National Multifamily Report – April 2024
The average multifamily rent rose 0.7 percent year-over-year through April, or $6 to $1,725, just $2 short of the all-time high set last summer.
At the start of the second quarter, the U.S. multifamily market showed good progress, with the average asking rent trending up for the second consecutive month, according to the latest Yardi Matrix survey of 140 markets. The rate rose 0.7 percent year-over-year in April, a $6 gain to $1,725, up $12 year-to-date and just $2 off the all-time high set last summer. National occupancy remained at 94.5 percent in March, a rate held since the beginning of the year. Meanwhile, the single-family rental segment also posted its second consecutive strong month this year, with rents up 1.3 percent year-over-year, or $9 to $2,154 in April.

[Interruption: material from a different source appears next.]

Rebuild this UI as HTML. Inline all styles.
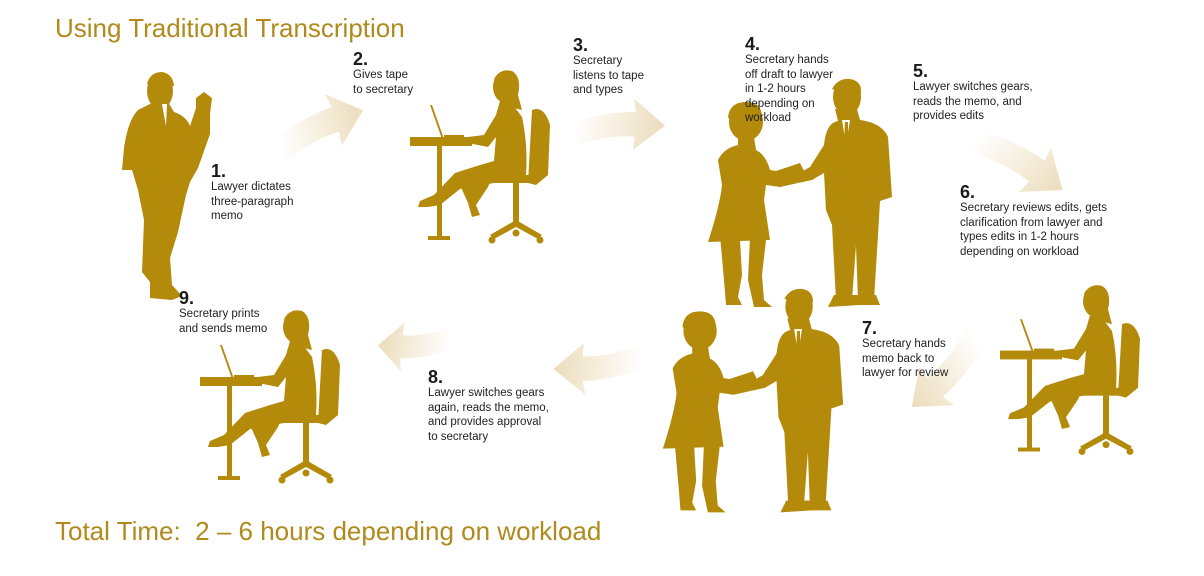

Markets in the Northeast and Midwest continued to post the highest rent increases, led by New York City (4.6 percent year-over-year), Columbus (3.8 percent), New Jersey (3.5 percent), and Chicago and Kansas City (both 2.9 percent). Rent contractions of 3.0 percent or more year-over-year were registered only in Austin (-6.5 percent) and Atlanta (-3.4 percent) among Matrix’s top 30 markets. By asset class, Lifestyle rent was negative (-0.6 percent) and RBN positive (1.9 percent). Occupancy dropped in 28 of the top 30 markets and slipped below 93 percent in four markets: Atlanta (92.4 percent), Houston (92.6 percent), Las Vegas (92.7 percent) and Austin (92.8 percent).
On a monthly basis, rents rose 0.3 percent across asset classes. Boston (1.1 percent), Detroit (0.9 percent) and Philadelphia (0.8 percent) led in monthly rent gains. The largest declines were recorded in Austin, Tampa and Raleigh (each down 0.3 percent). New Jersey led in Lifestyle rent growth and Nashville in RBN, each up 1.2 percent. Austin still struggled (-0.2 percent in Lifestyle and -0.4 percent in RBN), as well as Raleigh (-0.1 percent in Lifestyle and -0.8 percent in RBN).

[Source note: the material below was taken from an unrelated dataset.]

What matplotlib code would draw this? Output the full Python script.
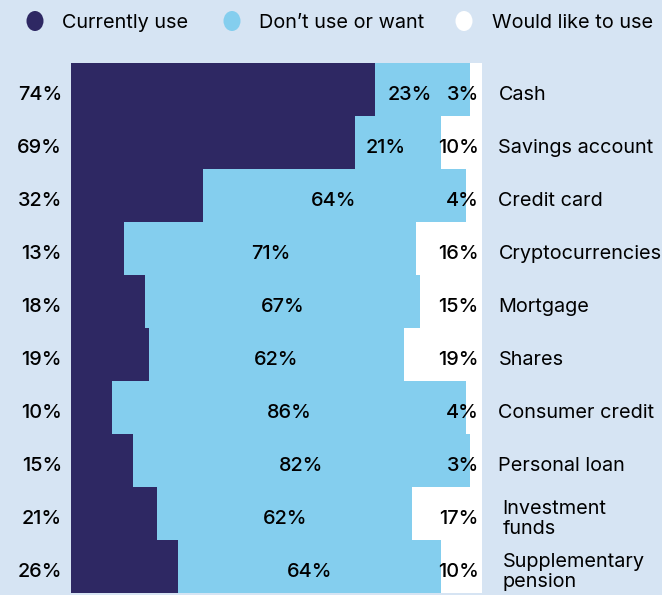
import matplotlib.pyplot as plt
from matplotlib.patches import Ellipse

categories = ["Cash", "Savings account", "Credit card", "Cryptocurrencies",
              "Mortgage", "Shares", "Consumer credit", "Personal loan",
              "Investment\nfunds", "Supplementary\npension"]
currently_use = [74, 69, 32, 13, 18, 19, 10, 15, 21, 26]
dont_use = [23, 21, 64, 71, 67, 62, 86, 82, 62, 64]
would_like = [3, 10, 4, 16, 15, 19, 4, 3, 17, 10]
series_names = ["Currently use", "Don\u2019t use or want", "Would like to use"]

BG = "#d6e4f3"
NAVY = "#2e2863"
SKY = "#84ceee"
WHITE = "#ffffff"
FONT = ["Inter", "DejaVu Sans"]
W, H = 662, 595

fig = plt.figure(figsize=(W / 100, H / 100), dpi=100, facecolor=BG)
ax = fig.add_axes([71 / W, 2 / H, 411 / W, 530 / H])
ax.set_facecolor(BG)

y = list(range(len(categories)))
ax.barh(y, currently_use, height=1.0, color=NAVY, linewidth=0)
ax.barh(y, dont_use, left=currently_use, height=1.0, color=SKY, linewidth=0)
left2 = [a + b for a, b in zip(currently_use, dont_use)]
ax.barh(y, would_like, left=left2, height=1.0, color=WHITE, linewidth=0)

ax.set_xlim(0, 100)
ax.set_ylim(len(categories) - 0.5, -0.5)
ax.axis("off")

fs = 14.3
dy = 0.1
for i in y:
    ax.text(-2.2, i + dy, f"{currently_use[i]}%", ha="right", va="center",
            fontsize=fs, family=FONT, fontweight="medium", color="black", clip_on=False)
    mid = currently_use[i] + dont_use[i] / 2
    if dont_use[i] < 30:
        # keep narrow-segment labels clear of the right-hand value
        mid -= 3
    ax.text(mid, i + dy, f"{dont_use[i]}%",
            ha="center", va="center", fontsize=fs, family=FONT,
            fontweight="medium", color="black")
    ax.text(99.2, i + dy, f"{would_like[i]}%", ha="right", va="center",
            fontsize=fs, family=FONT, fontweight="medium", color="black")
    xoff = 104 if "\n" not in categories[i] else 105
    ax.text(xoff, i + dy, categories[i], ha="left", va="center", fontsize=fs,
            family=FONT, color="black", clip_on=False, linespacing=1.12)

# legend: dots and labels placed along the top strip
legend_dots = [35, 232, 464]
legend_text = [62, 259, 492]
for cx, tx, c, name in zip(legend_dots, legend_text, (NAVY, SKY, WHITE), series_names):
    fig.add_artist(Ellipse((cx / W, 1 - 21 / H), 17 / W, 20 / H,
                           transform=fig.transFigure, facecolor=c, linewidth=0))
    fig.text(tx / W, 1 - 23 / H, name, ha="left", va="center", fontsize=fs,
             family=FONT, color="black")

fig.savefig("out.png", dpi=100, facecolor=BG)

Markets with tepid rent growth post high absorption
Demand for apartments is sustained by high levels of household formation, which is aided by strong job market, immigration and ongoing migration to the South and West. Absorption is below 2021’s peak level (620,000 units), but the 72,800 units absorbed in the first quarter set the stage for a solid year that might surpass 2022 and 2023. Q1 demand was highest in the Southwest (18,000 units) and secondary metros (47,100 units).
Renewal rent growth rose 4.4 in March, up 80 basis points from February. The rate remained below 5.0 percent since October and was 660 basis points lower than the peak in August 2022. The highest renewal rent growth rates were in Columbus (10.0 percent), Kansas City (9.4 percent) and Miami (7.7 percent). Three metros posted negative renewal rent growth—San Francisco (-0.6 percent), Austin (-1.4 percent) and Los Angeles (-15.4 percent). Meanwhile, the national lease renewal rate averaged 65.8 percent in March. The highest rate was in New Jersey (83.8 percent) and the lowest in Los Angeles (56.1 percent).
The average rent in the single-family build-to-rent segment rose 1.3 percent year-over-year through April, or $9 to $2,154, 10 basis points above the previous month. National SFR occupancy stood at 95.4 percent in March, higher in RBN (96.6 percent) than in Lifestyle (95.0 percent).